§ Given request:
Leave out all pictures. Return exactly the lines from the top of the material through the line containing "3.1e-6, 2.0e-6, 1.07e-6];".
═══ Data shown
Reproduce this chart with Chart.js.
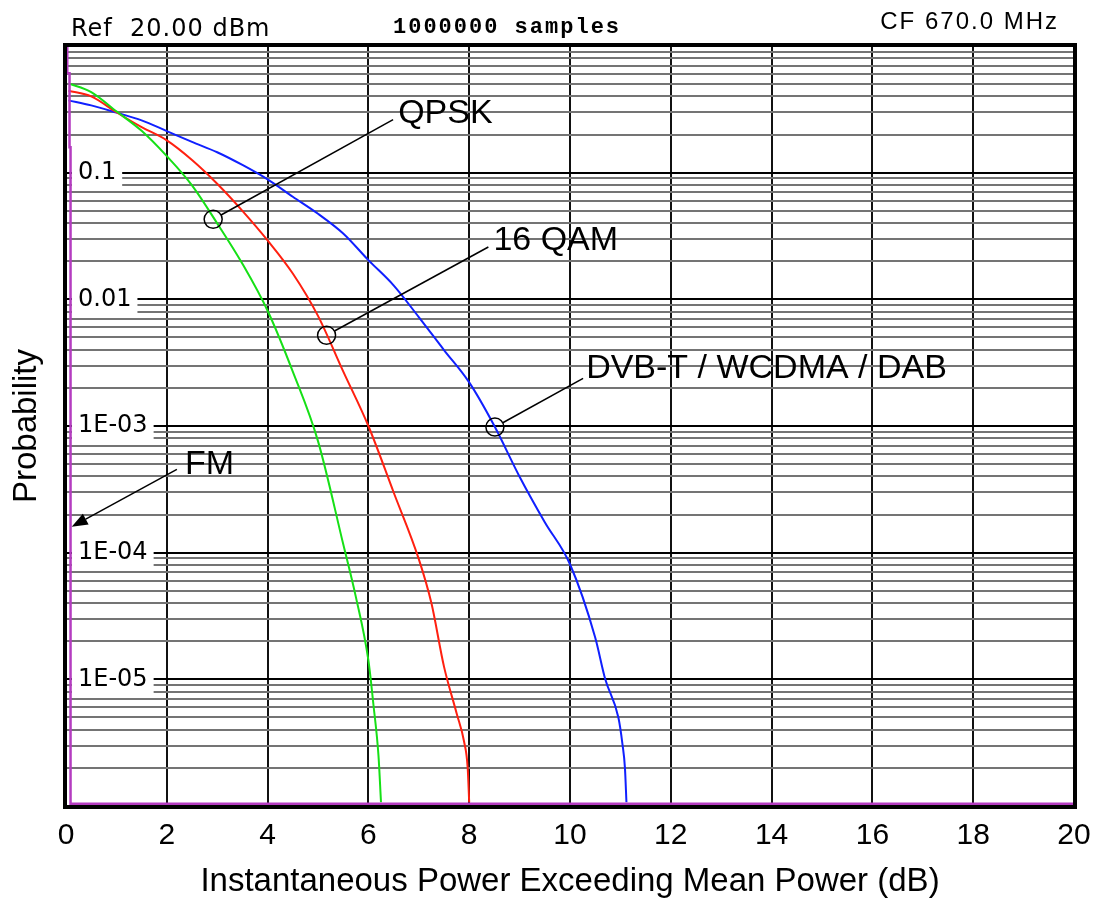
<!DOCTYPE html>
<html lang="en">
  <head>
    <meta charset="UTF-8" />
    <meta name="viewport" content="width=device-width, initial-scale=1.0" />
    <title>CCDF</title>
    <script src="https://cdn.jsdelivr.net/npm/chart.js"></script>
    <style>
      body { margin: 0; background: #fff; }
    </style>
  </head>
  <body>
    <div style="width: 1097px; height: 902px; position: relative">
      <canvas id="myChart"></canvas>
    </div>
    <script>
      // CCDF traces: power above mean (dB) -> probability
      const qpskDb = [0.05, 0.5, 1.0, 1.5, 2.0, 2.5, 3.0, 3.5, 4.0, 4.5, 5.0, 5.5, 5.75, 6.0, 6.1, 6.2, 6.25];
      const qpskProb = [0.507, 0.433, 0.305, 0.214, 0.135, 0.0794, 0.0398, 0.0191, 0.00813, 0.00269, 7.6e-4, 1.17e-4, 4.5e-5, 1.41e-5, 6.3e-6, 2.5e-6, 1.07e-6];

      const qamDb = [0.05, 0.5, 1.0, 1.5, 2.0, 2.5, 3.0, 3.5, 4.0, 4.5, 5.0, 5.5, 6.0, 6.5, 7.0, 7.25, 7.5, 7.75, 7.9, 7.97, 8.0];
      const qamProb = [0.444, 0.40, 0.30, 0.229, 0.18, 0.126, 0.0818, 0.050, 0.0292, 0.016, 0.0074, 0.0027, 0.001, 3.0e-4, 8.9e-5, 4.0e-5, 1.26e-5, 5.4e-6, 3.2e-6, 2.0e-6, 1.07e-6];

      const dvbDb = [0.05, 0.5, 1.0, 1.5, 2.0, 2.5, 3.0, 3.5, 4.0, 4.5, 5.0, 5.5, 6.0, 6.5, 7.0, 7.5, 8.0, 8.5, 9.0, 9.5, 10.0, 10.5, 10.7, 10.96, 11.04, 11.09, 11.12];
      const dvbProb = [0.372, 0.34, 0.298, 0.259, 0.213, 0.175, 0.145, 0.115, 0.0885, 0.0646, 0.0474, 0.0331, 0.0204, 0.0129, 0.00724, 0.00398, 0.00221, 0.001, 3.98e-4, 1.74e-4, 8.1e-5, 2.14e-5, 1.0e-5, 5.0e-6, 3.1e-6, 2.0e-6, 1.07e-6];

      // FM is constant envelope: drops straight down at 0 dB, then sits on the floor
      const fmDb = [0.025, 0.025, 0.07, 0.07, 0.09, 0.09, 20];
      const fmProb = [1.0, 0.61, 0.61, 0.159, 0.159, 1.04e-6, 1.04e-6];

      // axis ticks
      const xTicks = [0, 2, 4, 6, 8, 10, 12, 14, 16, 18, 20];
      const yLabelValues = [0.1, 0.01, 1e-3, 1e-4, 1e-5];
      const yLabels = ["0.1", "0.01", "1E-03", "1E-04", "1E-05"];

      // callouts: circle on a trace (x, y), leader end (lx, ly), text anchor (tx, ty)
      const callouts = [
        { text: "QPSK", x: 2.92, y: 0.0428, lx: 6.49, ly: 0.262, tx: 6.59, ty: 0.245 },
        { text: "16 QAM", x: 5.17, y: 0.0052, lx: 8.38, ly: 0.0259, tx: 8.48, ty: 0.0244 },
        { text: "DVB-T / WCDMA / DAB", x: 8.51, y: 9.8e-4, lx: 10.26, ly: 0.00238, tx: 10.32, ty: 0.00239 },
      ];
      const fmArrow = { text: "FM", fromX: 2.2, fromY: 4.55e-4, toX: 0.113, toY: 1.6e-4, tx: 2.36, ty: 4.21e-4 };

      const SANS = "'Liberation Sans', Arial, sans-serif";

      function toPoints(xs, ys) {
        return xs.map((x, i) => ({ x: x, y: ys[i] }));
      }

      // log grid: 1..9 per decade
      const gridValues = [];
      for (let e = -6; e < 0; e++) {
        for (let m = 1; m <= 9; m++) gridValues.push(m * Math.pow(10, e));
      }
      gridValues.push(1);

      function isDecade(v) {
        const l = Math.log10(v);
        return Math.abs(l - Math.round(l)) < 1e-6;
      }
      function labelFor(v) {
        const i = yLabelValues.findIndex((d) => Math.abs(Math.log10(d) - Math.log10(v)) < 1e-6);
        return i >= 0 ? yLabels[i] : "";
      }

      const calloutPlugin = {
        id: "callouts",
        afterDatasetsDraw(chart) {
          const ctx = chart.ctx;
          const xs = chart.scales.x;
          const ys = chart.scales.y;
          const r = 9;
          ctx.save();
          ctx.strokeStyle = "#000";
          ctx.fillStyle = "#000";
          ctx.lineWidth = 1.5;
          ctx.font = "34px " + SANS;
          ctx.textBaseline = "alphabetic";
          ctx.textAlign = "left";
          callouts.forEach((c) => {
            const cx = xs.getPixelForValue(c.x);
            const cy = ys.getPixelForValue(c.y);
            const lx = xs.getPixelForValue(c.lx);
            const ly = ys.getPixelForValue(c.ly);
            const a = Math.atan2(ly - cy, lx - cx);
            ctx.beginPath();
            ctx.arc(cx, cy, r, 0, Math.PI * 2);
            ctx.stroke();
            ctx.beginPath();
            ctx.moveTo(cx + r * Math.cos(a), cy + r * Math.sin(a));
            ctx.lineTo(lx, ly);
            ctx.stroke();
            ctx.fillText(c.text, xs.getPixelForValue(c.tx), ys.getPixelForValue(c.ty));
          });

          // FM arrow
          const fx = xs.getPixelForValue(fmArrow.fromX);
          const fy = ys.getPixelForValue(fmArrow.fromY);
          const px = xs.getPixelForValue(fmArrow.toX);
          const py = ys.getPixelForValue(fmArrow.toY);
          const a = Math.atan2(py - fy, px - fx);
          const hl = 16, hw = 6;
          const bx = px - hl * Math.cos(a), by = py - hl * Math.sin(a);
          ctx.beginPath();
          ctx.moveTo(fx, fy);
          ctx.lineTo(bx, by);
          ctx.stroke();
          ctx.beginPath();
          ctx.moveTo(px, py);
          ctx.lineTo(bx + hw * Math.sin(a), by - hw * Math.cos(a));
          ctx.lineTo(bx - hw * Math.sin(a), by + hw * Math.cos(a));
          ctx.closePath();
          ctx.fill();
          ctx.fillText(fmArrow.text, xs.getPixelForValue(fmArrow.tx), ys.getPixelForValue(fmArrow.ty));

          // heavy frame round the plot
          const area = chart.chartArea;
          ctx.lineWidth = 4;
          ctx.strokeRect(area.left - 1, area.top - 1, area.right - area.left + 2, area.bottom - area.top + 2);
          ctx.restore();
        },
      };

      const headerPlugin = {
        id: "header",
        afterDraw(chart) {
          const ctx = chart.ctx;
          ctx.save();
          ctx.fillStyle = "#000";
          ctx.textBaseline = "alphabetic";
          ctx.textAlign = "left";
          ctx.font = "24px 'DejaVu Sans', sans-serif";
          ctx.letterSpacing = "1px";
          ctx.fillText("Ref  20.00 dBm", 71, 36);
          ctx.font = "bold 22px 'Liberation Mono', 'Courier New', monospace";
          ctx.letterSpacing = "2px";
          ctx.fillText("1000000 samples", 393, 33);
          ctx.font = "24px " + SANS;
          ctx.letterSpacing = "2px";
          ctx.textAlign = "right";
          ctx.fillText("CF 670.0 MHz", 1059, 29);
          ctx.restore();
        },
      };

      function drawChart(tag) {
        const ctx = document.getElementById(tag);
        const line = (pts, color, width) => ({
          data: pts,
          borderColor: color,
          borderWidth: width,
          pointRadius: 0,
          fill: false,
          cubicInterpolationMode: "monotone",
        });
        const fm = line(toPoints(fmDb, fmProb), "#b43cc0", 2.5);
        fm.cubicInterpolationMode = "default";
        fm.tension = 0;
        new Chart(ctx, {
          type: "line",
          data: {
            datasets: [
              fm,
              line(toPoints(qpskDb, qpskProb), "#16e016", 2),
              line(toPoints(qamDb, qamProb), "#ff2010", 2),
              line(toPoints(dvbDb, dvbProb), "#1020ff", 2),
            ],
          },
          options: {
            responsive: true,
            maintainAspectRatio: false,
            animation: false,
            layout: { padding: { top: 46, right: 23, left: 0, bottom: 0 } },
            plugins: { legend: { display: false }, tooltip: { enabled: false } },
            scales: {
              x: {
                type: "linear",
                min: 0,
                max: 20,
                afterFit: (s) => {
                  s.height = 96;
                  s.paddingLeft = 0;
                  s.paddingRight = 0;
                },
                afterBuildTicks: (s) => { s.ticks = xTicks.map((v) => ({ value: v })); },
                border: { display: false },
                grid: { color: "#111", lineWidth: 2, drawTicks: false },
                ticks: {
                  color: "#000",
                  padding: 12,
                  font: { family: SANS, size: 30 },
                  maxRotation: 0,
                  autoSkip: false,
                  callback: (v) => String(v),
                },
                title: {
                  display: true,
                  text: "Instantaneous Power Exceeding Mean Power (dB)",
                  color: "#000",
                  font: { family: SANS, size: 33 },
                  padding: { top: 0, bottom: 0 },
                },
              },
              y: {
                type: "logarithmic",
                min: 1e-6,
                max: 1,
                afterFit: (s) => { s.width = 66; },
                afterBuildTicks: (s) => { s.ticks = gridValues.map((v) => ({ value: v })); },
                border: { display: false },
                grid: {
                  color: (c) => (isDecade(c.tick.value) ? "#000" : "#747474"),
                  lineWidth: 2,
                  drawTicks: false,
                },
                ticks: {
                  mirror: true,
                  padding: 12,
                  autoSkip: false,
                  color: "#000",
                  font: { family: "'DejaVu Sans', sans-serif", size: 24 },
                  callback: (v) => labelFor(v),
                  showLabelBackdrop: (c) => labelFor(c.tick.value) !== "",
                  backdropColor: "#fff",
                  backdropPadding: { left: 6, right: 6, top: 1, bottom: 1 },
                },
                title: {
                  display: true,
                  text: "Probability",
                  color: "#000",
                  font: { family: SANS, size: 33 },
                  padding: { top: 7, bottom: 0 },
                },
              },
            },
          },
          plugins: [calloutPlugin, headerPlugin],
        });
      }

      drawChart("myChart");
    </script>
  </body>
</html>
══════
§ Result:
Reproduce this chart with Chart.js.
<!DOCTYPE html>
<html lang="en">
  <head>
    <meta charset="UTF-8" />
    <meta name="viewport" content="width=device-width, initial-scale=1.0" />
    <title>CCDF</title>
    <script src="https://cdn.jsdelivr.net/npm/chart.js"></script>
    <style>
      body { margin: 0; background: #fff; }
    </style>
  </head>
  <body>
    <div style="width: 1097px; height: 902px; position: relative">
      <canvas id="myChart"></canvas>
    </div>
    <script>
      // CCDF traces: power above mean (dB) -> probability
      const qpskDb = [0.05, 0.5, 1.0, 1.5, 2.0, 2.5, 3.0, 3.5, 4.0, 4.5, 5.0, 5.5, 5.75, 6.0, 6.1, 6.2, 6.25];
      const qpskProb = [0.507, 0.433, 0.305, 0.214, 0.135, 0.0794, 0.0398, 0.0191, 0.00813, 0.00269, 7.6e-4, 1.17e-4, 4.5e-5, 1.41e-5, 6.3e-6, 2.5e-6, 1.07e-6];

      const qamDb = [0.05, 0.5, 1.0, 1.5, 2.0, 2.5, 3.0, 3.5, 4.0, 4.5, 5.0, 5.5, 6.0, 6.5, 7.0, 7.25, 7.5, 7.75, 7.9, 7.97, 8.0];
      const qamProb = [0.444, 0.40, 0.30, 0.229, 0.18, 0.126, 0.0818, 0.050, 0.0292, 0.016, 0.0074, 0.0027, 0.001, 3.0e-4, 8.9e-5, 4.0e-5, 1.26e-5, 5.4e-6, 3.2e-6, 2.0e-6, 1.07e-6];

      const dvbDb = [0.05, 0.5, 1.0, 1.5, 2.0, 2.5, 3.0, 3.5, 4.0, 4.5, 5.0, 5.5, 6.0, 6.5, 7.0, 7.5, 8.0, 8.5, 9.0, 9.5, 10.0, 10.5, 10.7, 10.96, 11.04, 11.09, 11.12];
      const dvbProb = [0.372, 0.34, 0.298, 0.259, 0.213, 0.175, 0.145, 0.115, 0.0885, 0.0646, 0.0474, 0.0331, 0.0204, 0.0129, 0.00724, 0.00398, 0.00221, 0.001, 3.98e-4, 1.74e-4, 8.1e-5, 2.14e-5, 1.0e-5, 5.0e-6, 3.1e-6, 2.0e-6, 1.07e-6];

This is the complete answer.